Ontario Court of Appeal Decision Leaves Employers with Potentially Unenforceable Termination Clauses
A recent Ontario Court of Appeal decision illustrates the importance of carefully scrutinizing all provisions in an employment agreement to ensure that they comply with the Employment Standards Act, 2000 (the ESA) as a whole.
In Waksdale v. Swegon North America Inc., 2020 ONCA 391, the Ontario Court of Appeal held that if any termination provision in an employment agreement – even one that is not relied upon for termination – breaches the ESA, the termination provisions in their entirety will be deemed void and replaced by a more generous common law notice obligation, regardless of whether the agreement includes a severability provision.
As a result, many employers across Ontario will now no longer be able to rely on the enforceability of the termination clauses in their employment agreements that limit employees’ termination entitlements. This decision has the potential to materially increase many employers’ severance cost obligations, because termination provisions that are unenforceable and void will mean employers owe their employees common law reasonable notice instead of the ESA minimums.
In Waksdale v Swegon North America Inc., 2020, Mr. Benjamin Waksdale brought a wrongful dismissal action against his former employer, Swegon North America Inc. after being terminated without cause.
Mr. Waksdale’s employment contract included a “Termination For Cause” provision, as well as a separate “Termination Without Cause” provision. The parties agreed that the wording of the Termination for Cause provision violated the terms of the ESA, and was therefore void and unenforceable. The issue in Waksdale was whether the unlawful Termination For Cause provision also rendered the Termination Without Cause provision unenforceable, entitling Mr. Waksdale to a period of common law reasonable notice.
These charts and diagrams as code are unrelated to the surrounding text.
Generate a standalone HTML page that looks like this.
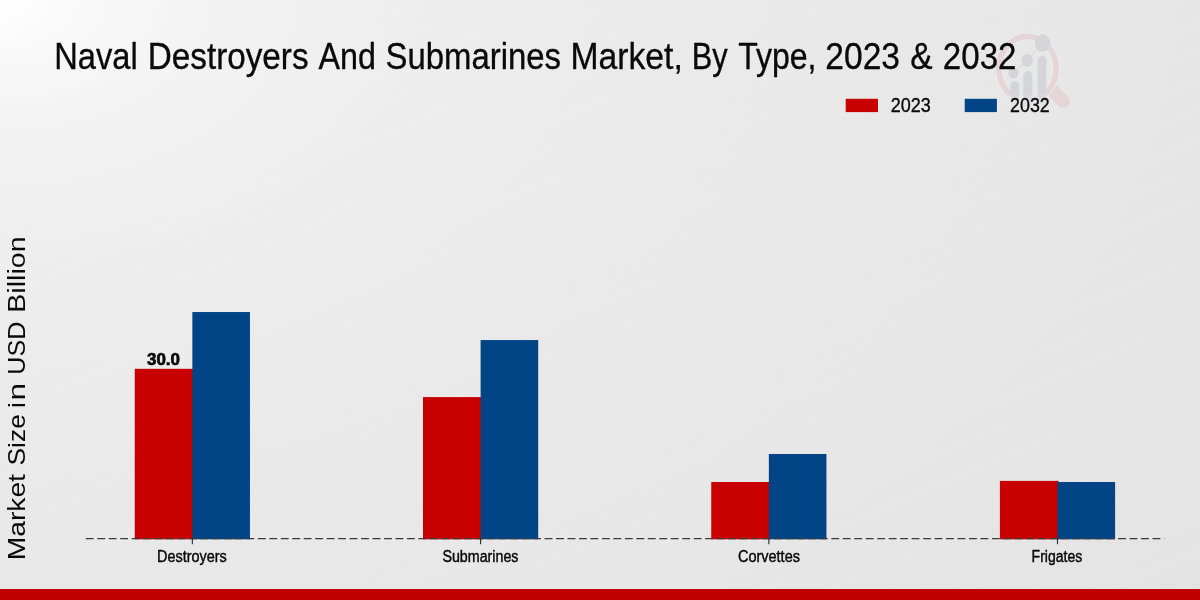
<!DOCTYPE html>
<html><head><meta charset="utf-8"><title>Naval Destroyers And Submarines Market</title>
<style>
html,body{margin:0;padding:0;width:1200px;height:600px;overflow:hidden;background:#e9e9e9}
svg{display:block;position:absolute;left:0;top:0;will-change:transform}
text{font-family:"Liberation Sans",sans-serif;fill:#0a0a0a}
</style></head><body>
<svg width="1200" height="600" viewBox="0 0 1200 600">
<defs>
<radialGradient id="bg" gradientUnits="userSpaceOnUse" cx="0" cy="0" r="1500" gradientTransform="scale(1,0.625)">
<stop offset="0.0000" stop-color="#ffffff"/>
<stop offset="0.0667" stop-color="#f8f8f8"/>
<stop offset="0.1333" stop-color="#f3f3f3"/>
<stop offset="0.2000" stop-color="#f0f0f0"/>
<stop offset="0.2667" stop-color="#eeeeee"/>
<stop offset="0.4000" stop-color="#ebebeb"/>
<stop offset="0.5333" stop-color="#e9e9e9"/>
<stop offset="0.6333" stop-color="#e8e8e8"/>
<stop offset="0.8000" stop-color="#e6e6e6"/>
<stop offset="1.0000" stop-color="#e4e4e4"/>
</radialGradient>
<linearGradient id="barfade" gradientUnits="userSpaceOnUse" x1="0" y1="55" x2="0" y2="108">
<stop offset="0" stop-color="#d4d5d9"/>
<stop offset="0.72" stop-color="#d4d5d9"/>
<stop offset="1" stop-color="#d4d5d9" stop-opacity="0"/>
</linearGradient>
<linearGradient id="st" x1="0" y1="0" x2="0" y2="1">
<stop offset="0" stop-color="#fff" stop-opacity="0"/>
<stop offset="0.06" stop-color="#fff" stop-opacity="0.075"/>
<stop offset="0.12" stop-color="#fff" stop-opacity="0"/>
<stop offset="0.50" stop-color="#fff" stop-opacity="0"/>
<stop offset="0.54" stop-color="#fff" stop-opacity="0.05"/>
<stop offset="0.58" stop-color="#fff" stop-opacity="0"/>
<stop offset="1" stop-color="#fff" stop-opacity="0"/>
</linearGradient>
<pattern id="stripes" patternUnits="userSpaceOnUse" width="400" height="54" patternTransform="rotate(-23)">
<rect x="0" y="0" width="400" height="54" fill="url(#st)"/>
</pattern>
<clipPath id="ringclip"><path d="M980,20H1080V120H980z M1009.5,95H1047.5V112H1009.5z" clip-rule="evenodd"/></clipPath>
</defs>
<rect x="0" y="0" width="1200" height="600" fill="url(#bg)"/>
<rect x="0" y="0" width="1200" height="589" fill="url(#stripes)"/>
<g id="logo">
<line x1="1052" y1="90" x2="1063.4" y2="101.4" stroke="#e6d5d7" stroke-width="13.2" stroke-linecap="round"/>
<g clip-path="url(#ringclip)">
<ellipse cx="1027.5" cy="68.56" rx="28.75" ry="32.1" fill="none" stroke="#ececec" stroke-width="7.6"/>
<ellipse cx="1027.5" cy="68.56" rx="28.75" ry="32.1" fill="none" stroke="#e6d5d7" stroke-width="5.7"/>
</g>
<g fill="url(#barfade)" stroke="none">
<path d="M1010.3,108V85.8a4.35,4.9 0 0 1 8.7,0V108z"/>
<path d="M1023.3,108V76a4.5,5 0 0 1 9,0V108z"/>
<path d="M1037.6,108V60.6a4.4,4.9 0 0 1 8.8,0V108z"/>
</g>
<g fill="#d4d5d9" stroke="none">
<ellipse cx="1013.4" cy="73.1" rx="5" ry="5.6"/>
<ellipse cx="1027.1" cy="60.5" rx="5.7" ry="6.4"/>
<ellipse cx="1042.6" cy="43.1" rx="7.85" ry="8.75"/>
</g>
<polyline points="1013.4,73.1 1027.1,60.5 1042.6,43.1" fill="none" stroke="#d4d5d9" stroke-width="0.9"/>
</g>
<g id="bars">
<rect x="134.75" y="368.80" width="58.60" height="170.50" fill="#c80000"/>
<rect x="192.35" y="312.03" width="57.60" height="227.27" fill="#024586"/>
<rect x="423.00" y="397.10" width="58.60" height="142.20" fill="#c80000"/>
<rect x="480.60" y="340.05" width="57.60" height="199.25" fill="#024586"/>
<rect x="711.25" y="482.00" width="58.60" height="57.30" fill="#c80000"/>
<rect x="768.85" y="453.98" width="57.60" height="85.32" fill="#024586"/>
<rect x="999.90" y="480.87" width="58.60" height="58.43" fill="#c80000"/>
<rect x="1057.50" y="482.00" width="57.60" height="57.30" fill="#024586"/>
</g>
<line x1="85.8" y1="538.6" x2="1164.2" y2="538.6" stroke="#3a3a3a" stroke-width="1.4" stroke-dasharray="7.85 3.62"/>
<line x1="192.35" y1="538.60" x2="192.35" y2="544.20" stroke="#2a2a2a" stroke-width="1.1"/>
<line x1="480.60" y1="538.60" x2="480.60" y2="544.20" stroke="#2a2a2a" stroke-width="1.1"/>
<line x1="768.85" y1="538.60" x2="768.85" y2="544.20" stroke="#2a2a2a" stroke-width="1.1"/>
<line x1="1057.50" y1="538.60" x2="1057.50" y2="544.20" stroke="#2a2a2a" stroke-width="1.1"/>
<g font-size="36.6" stroke="#000" stroke-width="0.3" stroke-linejoin="round">
<text transform="translate(54.27,68.75) scale(0.8919,1)" vector-effect="non-scaling-stroke">Naval</text>
<text transform="translate(147.83,68.75) scale(0.9083,1)" vector-effect="non-scaling-stroke">Destroyers</text>
<text transform="translate(318.54,68.75) scale(0.8814,1)" vector-effect="non-scaling-stroke">And</text>
<text transform="translate(385.59,68.75) scale(0.8982,1)" vector-effect="non-scaling-stroke">Submarines</text>
<text transform="translate(570.49,68.75) scale(0.921,1)" vector-effect="non-scaling-stroke">Market,</text>
<text transform="translate(691.63,68.75) scale(0.8404,1)" vector-effect="non-scaling-stroke">By</text>
<text transform="translate(738.13,68.75) scale(0.875,1)" vector-effect="non-scaling-stroke">Type,</text>
<text transform="translate(825.33,68.75) scale(0.9169,1)" vector-effect="non-scaling-stroke">2023</text>
<text transform="translate(910.26,68.75) scale(0.9149,1)" vector-effect="non-scaling-stroke">&amp;</text>
<text transform="translate(942.85,68.75) scale(0.9042,1)" vector-effect="non-scaling-stroke">2032</text>
</g>
<g font-size="17.2" stroke="#000" stroke-width="0.4" stroke-linejoin="round">
<text transform="translate(157.05,561.9) scale(0.8394,1)" vector-effect="non-scaling-stroke">Destroyers</text>
<text transform="translate(442.38,561.9) scale(0.8299,1)" vector-effect="non-scaling-stroke">Submarines</text>
<text transform="translate(737.96,561.9) scale(0.843,1)" vector-effect="non-scaling-stroke">Corvettes</text>
<text transform="translate(1031.58,561.9) scale(0.8166,1)" vector-effect="non-scaling-stroke">Frigates</text>
</g>
<g font-size="20.2" stroke="#000" stroke-width="0.3" stroke-linejoin="round">
<text transform="translate(890.76,112.2) scale(0.893,1)" vector-effect="non-scaling-stroke">2023</text>
<text transform="translate(1010.07,112.2) scale(0.884,1)" vector-effect="non-scaling-stroke">2032</text>
</g>
<g font-size="16.2" font-weight="bold" stroke="#000" stroke-width="0.6" stroke-linejoin="round">
<text transform="translate(147.01,365.2) scale(1.0459,1)" vector-effect="non-scaling-stroke">30.0</text>
</g>
<g font-size="23.4" transform="translate(24.6,558.0) rotate(-90)">
<text transform="translate(-2.26,0) scale(1.2058,1)">Market</text>
<text transform="translate(92.53,0) scale(1.1274,1)">Size</text>
<text transform="translate(149.8,0) scale(1.2,1)">i</text>
<text transform="translate(157.51,0) scale(1.3468,1)">n</text>
<text transform="translate(183.33,0) scale(1.071,1)">USD</text>
<text transform="translate(245.2,0) scale(1.2254,1)">Billion</text>
</g>
<rect x="845.7" y="98.8" width="32.3" height="13.3" fill="#c80000"/>
<rect x="964.7" y="98.8" width="32.2" height="13.3" fill="#024586"/>
<rect x="0" y="589" width="1200" height="11" fill="#c00000"/>
</svg>
</body></html>
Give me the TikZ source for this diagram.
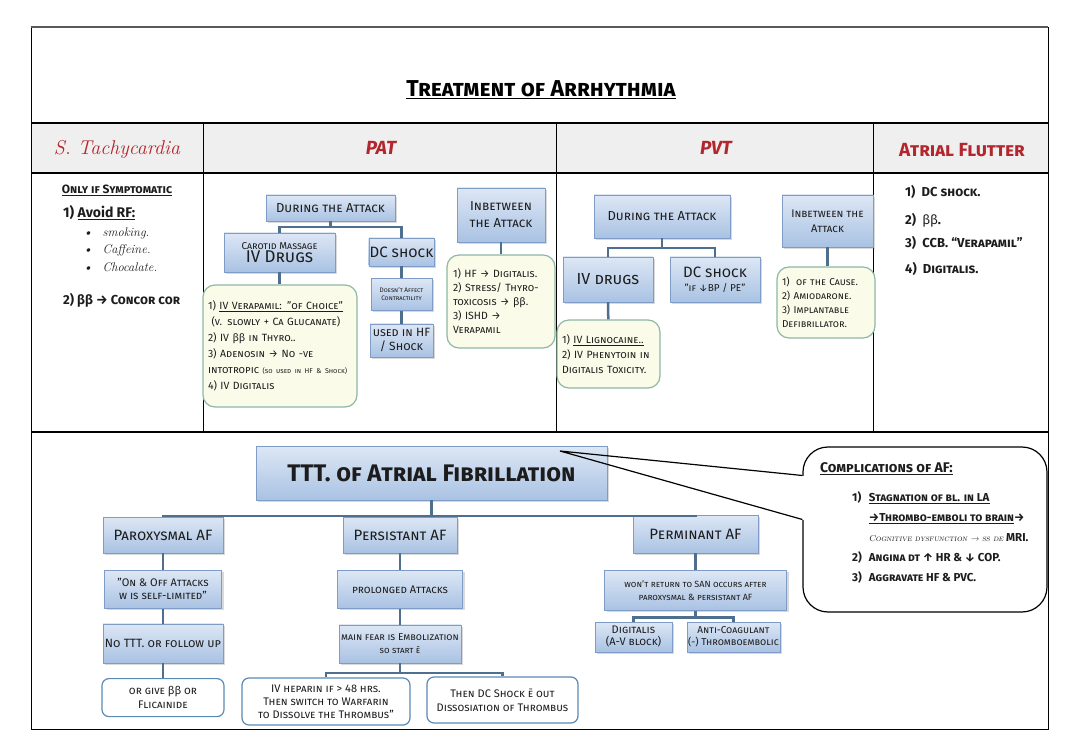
\documentclass[tikz,border=0pt]{standalone}
\usepackage{fontspec}
\setsansfont{Fira Sans}
\renewcommand{\familydefault}{\sfdefault}
\usetikzlibrary{positioning,shadows,calc}

\definecolor{boxtop}{HTML}{DDE7F5}
\definecolor{boxbot}{HTML}{A9C2E3}
\definecolor{boxline}{HTML}{7E9CC6}
\definecolor{conncol}{HTML}{4F6F8F}
\definecolor{notefill}{HTML}{FBFBEA}
\definecolor{noteline}{HTML}{8DB8A4}
\definecolor{endline}{HTML}{5A89B5}
\definecolor{headred}{HTML}{B3262E}
\definecolor{headgray}{HTML}{EFEFEF}
\definecolor{ink}{HTML}{1C1C1C}

\newcommand{\bb}{{\upshape ββ}}
\newcommand{\fsz}[1]{\fontsize{#1}{1.2\dimexpr#1pt\relax}\selectfont}

\begin{document}
\begin{tikzpicture}[x=1pt,y=-1pt,
		bluebox/.style={draw=boxline, top color=boxtop, bottom color=boxbot,
			drop shadow={opacity=.3,shadow xshift=2pt,shadow yshift=-2pt},
			align=center, text=ink, inner sep=1pt, font=\scshape\fsz{13}},
		note/.style={draw=noteline, line width=1.2pt, fill=notefill,
			rounded corners=12pt, align=left, text=ink, inner sep=5pt,
			font=\scshape\fontsize{10.5}{16}\selectfont},
		endbox/.style={draw=endline, line width=1.2pt, fill=white,
			rounded corners=7pt, align=center, text=ink,
			font=\scshape\fontsize{11}{14}\selectfont},
		conn/.style={draw=conncol, line width=2.5pt},
		head/.style={text=headred, font=\bfseries\scshape\fsz{19}},
		item/.style={anchor=west, text=ink, inner sep=0pt}
		]
		
		\useasboundingbox (0,0) rectangle (1080,738);
		
		% table
		\fill[headgray] (31,123) rectangle (1048,173);
		\draw[line width=0.8pt] (31,27) rectangle (1048,729);
		\draw[line width=2pt, gray!70!black] (31,27) -- (1048,27);
		\draw[line width=1.5pt] (31,123) -- (1048,123);
		\draw[line width=1.5pt] (31,173) -- (1048,173);
		\draw[line width=1.5pt] (31,432) -- (1048,432);
		\draw[line width=0.8pt] (203,123) -- (203,432);
		\draw[line width=0.8pt] (556,123) -- (556,432);
		\draw[line width=0.8pt] (873,123) -- (873,432);
		
		\node (title) at (541,90) {\bfseries\scshape\fsz{23}\underline{Treatment of Arrhythmia}};
		
		\node[text=headred, font=\rmfamily\itshape\fsz{20}] (hdsin) at (117,150) {S. Tachycardia};
		\node[head] (hdpat) at (381,148) {\itshape PAT};
		\node[head] (hdpvt) at (716,148) {\itshape PVT};
		\node[head] (hdflu) at (962,150) {Atrial Flutter};
		
		% sinus tachycardia
		\node[text=ink, font=\bfseries\scshape\fsz{12}] (stsym) at (117,190) {\underline{Only if Symptomatic}};
		\node[item, font=\bfseries\fsz{14}] (stavoid) at (63,213) {1) \underline{Avoid RF:}};
		\node[item, font=\rmfamily\itshape\fsz{12.5}] (stsmo) at (83,233) {\textbullet\hspace{10pt}smoking.};
		\node[item, font=\rmfamily\itshape\fsz{12.5}] (stcaf) at (83,250) {\textbullet\hspace{10pt}Caffeine.};
		\node[item, font=\rmfamily\itshape\fsz{12.5}] (stcho) at (83,267) {\textbullet\hspace{10pt}Chocalate.};
		\node[item, font=\bfseries\scshape\fsz{13}] (stcon) at (63,300) {2) \bb{} → Concor cor};
		
		% PAT
		\node[bluebox, minimum width=129pt, minimum height=26pt] (patdur) at (330.5,208) {During the Attack};
		\node[bluebox, minimum width=111pt, minimum height=39pt] (patcar) at (279.5,252.5)
			{{\fsz{10}Carotid Massage}\\[-2pt]{\fsz{17}IV Drugs}};
		\node[bluebox, minimum width=63pt, minimum height=28pt, font=\scshape\fsz{15}] (patdc) at (401.5,252) {DC shock};
		\node[bluebox, minimum width=61pt, minimum height=32pt, font=\scshape\fontsize{6.5}{8}\selectfont] (patcon) [below=12pt of patdc] {Doesn't Affect\\Contractility};
		\node[bluebox, minimum width=63pt, minimum height=33pt, font=\scshape\fontsize{12}{14}\selectfont] (patused) [below=13pt of patcon] {used in HF\\/ Shock};
		\node[note, minimum width=154pt, minimum height=122pt, text width=144pt] (patdrug) at (280,346)
			{1) \underline{IV Verapamil: "of Choice"}\\
			\ (v. slowly + Ca Glucanate)\\
			2) IV \bb{} in Thyro..\\
			3) Adenosin → No -ve\\
			intotropic {\fontsize{7}{8}\selectfont (so used in HF \& Shock)}\\
			4) IV Digitalis};
		\node[bluebox, minimum width=88pt, minimum height=54pt, font=\scshape\fontsize{13}{17}\selectfont] (patin) at (501,215) {Inbetween\\the Attack};
		\node[note, minimum width=108pt, minimum height=93pt, text width=96pt, font=\scshape\fontsize{10.5}{14}\selectfont] (patinnote) at (501,301.5)
			{1) HF → Digitalis.\\
			2) Stress/ Thyro-\\
			toxicosis → \bb.\\
			3) ISHD →\\
			Verapamil};
		
		\draw[conn] (patdur.south) -- ++(0,6) coordinate (patbus);
		\draw[conn] (patbus) -| (patcar.north);
		\draw[conn] (patbus) -| (patdc.north);
		\draw[conn] (patcar.south) -- (patcar.south |- patdrug.north);
		\draw[conn] (patdc) -- (patcon);
		\draw[conn] (patcon) -- (patused);
		\draw[conn] (patin) -- (patinnote);
		
		% PVT
		\node[bluebox, minimum width=136pt, minimum height=43pt] (pvtdur) at (662,216.5) {During the Attack};
		\node[bluebox, minimum width=90pt, minimum height=45pt, font=\scshape\fsz{16}] (pvtiv) at (608,279.5) {IV drugs};
		\node[bluebox, minimum width=90pt, minimum height=45pt, font=\scshape\fontsize{15}{14}\selectfont] (pvtdc) at (715,279.5)
			{DC shock\\{\fsz{10}"if ↓BP / PE"}};
		\node[note, minimum width=103pt, minimum height=68pt, text width=93pt, font=\scshape\fontsize{10.5}{15}\selectfont] (pvtnote) at (608.5,354)
			{1) \underline{IV Lignocaine..}\\
			2) IV Phenytoin in\\
			Digitalis Toxicity.};
		\node[bluebox, minimum width=91pt, minimum height=52pt, font=\scshape\fontsize{11}{15}\selectfont] (pvtin) at (827.5,221) {Inbetween the\\Attack};
		\node[note, minimum width=98pt, minimum height=71pt, text width=88pt, font=\scshape\fontsize{10}{14}\selectfont] (pvtinnote) at (826,302.5)
			{1)\ \ of the Cause.\\
			2) Amiodarone.\\
			3) Implantable\\
			Defibrillator.};
		
		\draw[conn] (pvtdur.south) -- ++(0,10) coordinate (pvtbus);
		\draw[conn] (pvtbus) -| (pvtiv.north);
		\draw[conn] (pvtbus) -| (pvtdc.north);
		\draw[conn] (pvtiv) -- (pvtnote);
		\draw[conn] (pvtin.south) -- (pvtin.south |- pvtinnote.north);
		
		% atrial flutter
		\node[item, font=\bfseries\scshape\fsz{13}] (flu1) at (905,192) {1)\ \ DC shock.};
		\node[item, font=\bfseries\scshape\fsz{13}] (flu2) at (905,220) {2)\ \ {\mdseries\bb}.};
		\node[item, font=\bfseries\scshape\fsz{13}] (flu3) at (905,243) {3)\ \ CCB. “Verapamil”};
		\node[item, font=\bfseries\scshape\fsz{13}] (flu4) at (905,269) {4)\ \ Digitalis.};
		
		% atrial fibrillation
		\node[bluebox, minimum width=351pt, minimum height=54pt, font=\bfseries\scshape\fsz{24}] (afmain) at (431.5,473) {TTT. of Atrial Fibrillation};
		
		\node[bluebox, minimum width=120pt, minimum height=36pt, font=\scshape\fsz{15}] (afpar) at (163,535) {Paroxysmal AF};
		\node[bluebox, minimum width=117pt, minimum height=38pt, font=\scshape\fontsize{11}{13}\selectfont] (afpar2) [below=17pt of afpar] {"On \& Off Attacks\\w is self-limited"};
		\node[bluebox, minimum width=120pt, minimum height=39pt, font=\scshape\fsz{12}] (afpar3) [below=15pt of afpar2] {No TTT. or follow up};
		\node[endbox, minimum width=122pt, minimum height=38pt] (afpar4) [below=15pt of afpar3] {or give \bb{} or\\Flicainide};
		
		\node[bluebox, minimum width=114pt, minimum height=36pt, font=\scshape\fsz{15}] (afper) at (400,535) {Persistant AF};
		\node[bluebox, minimum width=125pt, minimum height=38pt, font=\scshape\fsz{11}] (afper2) [below=17pt of afper] {prolonged Attacks};
		\node[bluebox, minimum width=122pt, minimum height=38pt, font=\scshape\fontsize{10}{13}\selectfont] (afper3) [below=16pt of afper2] {main fear is Embolization\\{\fsz{9}so start ē}};
		\node[endbox, minimum width=168pt, minimum height=47pt, font=\scshape\fontsize{11}{13}\selectfont] (afhep) at (326,701.5)
			{IV heparin if > 48 hrs.\\Then switch to Warfarin\\to Dissolve the Thrombus"};
		\node[endbox, minimum width=151pt, minimum height=46pt, font=\scshape\fontsize{11}{14}\selectfont] (afdc) at (502.5,700)
			{Then DC Shock ē out\\Dissosiation of Thrombus};
		
		\node[bluebox, minimum width=125pt, minimum height=38pt, font=\scshape\fsz{15}] (afperm) at (695.5,534) {Perminant AF};
		\node[bluebox, minimum width=182pt, minimum height=40pt, font=\scshape\fontsize{9}{13}\selectfont] (afperm2) [below=17pt of afperm] {won't return to SAN occurs after\\paroxysmal \& persistant AF};
		\node[bluebox, minimum width=77pt, minimum height=30pt, font=\scshape\fontsize{11}{12}\selectfont] (afdig) at (633.5,637) {Digitalis\\(A-V block)};
		\node[bluebox, minimum width=93pt, minimum height=30pt, font=\scshape\fontsize{10}{12}\selectfont] (afanti) at (733.5,637) {Anti-Coagulant\\(-) Thromboembolic};
		
		\draw[conn] (afmain.south) -- ++(0,16) coordinate (afbus);
		\draw[conn] (afbus) -| (afpar.north);
		\draw[conn] (afbus) -| (afper.north);
		\draw[conn] (afbus) -| (afperm.north);
		\draw[conn] (afpar) -- (afpar2);
		\draw[conn] (afpar2) -- (afpar3);
		\draw[conn] (afpar3) -- (afpar4);
		\draw[conn] (afper) -- (afper2);
		\draw[conn] (afper2) -- (afper3);
		\draw[conn] (afper3.south) -- ++(0,10) coordinate (perbus);
		\draw[conn] (perbus) -| (afhep.north);
		\draw[conn] (perbus) -| (afdc.north);
		\draw[conn] (afperm) -- (afperm2);
		\draw[conn] (afperm2.south) -- ++(0,7) coordinate (permbus);
		\draw[conn] (permbus) -| (afdig.north);
		\draw[conn] (permbus) -| (afanti.north);
		
		% complications callout
		\node[draw, line width=1.2pt, fill=white, rounded corners=25pt,
			minimum width=244pt, minimum height=165pt] (afcomp) at (925,529.5) {};
		\coordinate (aftip) at (560,451);
		\draw[white, line width=3pt] ([yshift=54pt]afcomp.west) -- ([yshift=10pt]afcomp.west);
		\draw[line width=1.2pt] ([yshift=54pt]afcomp.west) -- (aftip) -- ([yshift=10pt]afcomp.west);
		\node[anchor=north west, text=ink, inner sep=0pt, font=\bfseries\scshape\fsz{14}] (afcomph) at (820,462)
			{\underline{Complications of AF:}};
		\node[anchor=north west, text=ink, inner sep=0pt, font=\bfseries\scshape\fontsize{11.5}{20}\selectfont, align=left] (afcompl) at (852,487)
			{\begin{tabular}{@{}l@{\hspace{7pt}}l@{}}
				1) & \underline{Stagnation of bl. in LA}\\
				   & \underline{→Thrombo-emboli to brain}→\\
				   & {\mdseries\rmfamily\itshape\fontsize{8.5}{9}\selectfont Cognitive dysfunction → ss de} MRI.\\
				2) & Angina dt ↑ HR \& ↓ COP.\\
				3) & Aggravate HF \& PVC.
			\end{tabular}};
		
	\end{tikzpicture}
\end{document}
At the Superior Court of Justice level, the motions judge dismissed Mr. Waksdale’s action on summary judgment, holding that the Termination Without Cause provision was a “stand-alone clause, and is enforceable without reference to the Termination with Cause clause.”
The Court of Appeal Decision
The Court of Appeal disagreed with the motions judge, and held that “an employment agreement must be interpreted as a whole and not on a piecemeal basis. The correct analytical approach is to determine whether the termination provisions in an employment agreement read as a whole violate the ESA.”
Overall, the “Termination Without Cause” provision and the “Termination for Cause” provision had to be interpreted together and holistically, notwithstanding that the plaintiff was terminated “without cause” and the applicable provision was compliant with the ESA. Despite the employer not relying on the “for cause” provision when terminating the plaintiff, the Court of Appeal held that an otherwise enforceable “Termination Without Cause” provision in an employment agreement is rendered unenforceable because the separate “Termination for Cause” provision in the same employment agreement breached the ESA.
The Court also rejected the application of a “severability” clause that would have otherwise separated the “for cause” and “without cause” provisions, stating that “it is irrelevant whether the termination provisions are found in one place in the agreement or separated, or whether the provisions are by their terms otherwise linked.”
While it is not explained in the decision, these provisions are now illegal because they eliminate the employee’s right to their ESA entitlements in for cause terminations where the employee’s misconduct meets the common law threshold for just cause, but not the higher ESA threshold, which requires willfulness.
The Court’s decision in Waksdale is an important judiciary development that recognizes the inherent power imbalance between employees and employers, as well as the remedial protections offered by the ESA.
The decision will have a significant and wide-reaching impact on employers attempting to limit an employee’s common law entitlements on termination. Overall, “while courts will permit an employer to enforce a rights-restricting contract, they will not enforce termination provisions that are in whole or in part illegal.” Ontario employers face serious liability if they, in restricting an employee’s common law rights on termination, violate that employee’s ESA rights.
Employers will need to review and update their employment agreements to ensure their termination provisions do not breach the ESA, either individually or holistically. Compliance with the new Waksdale enforceability guidelines may result in substantial dividends at termination, as the difference in an employer’s liability for an employee with an enforceable termination provision versus one without can be significant.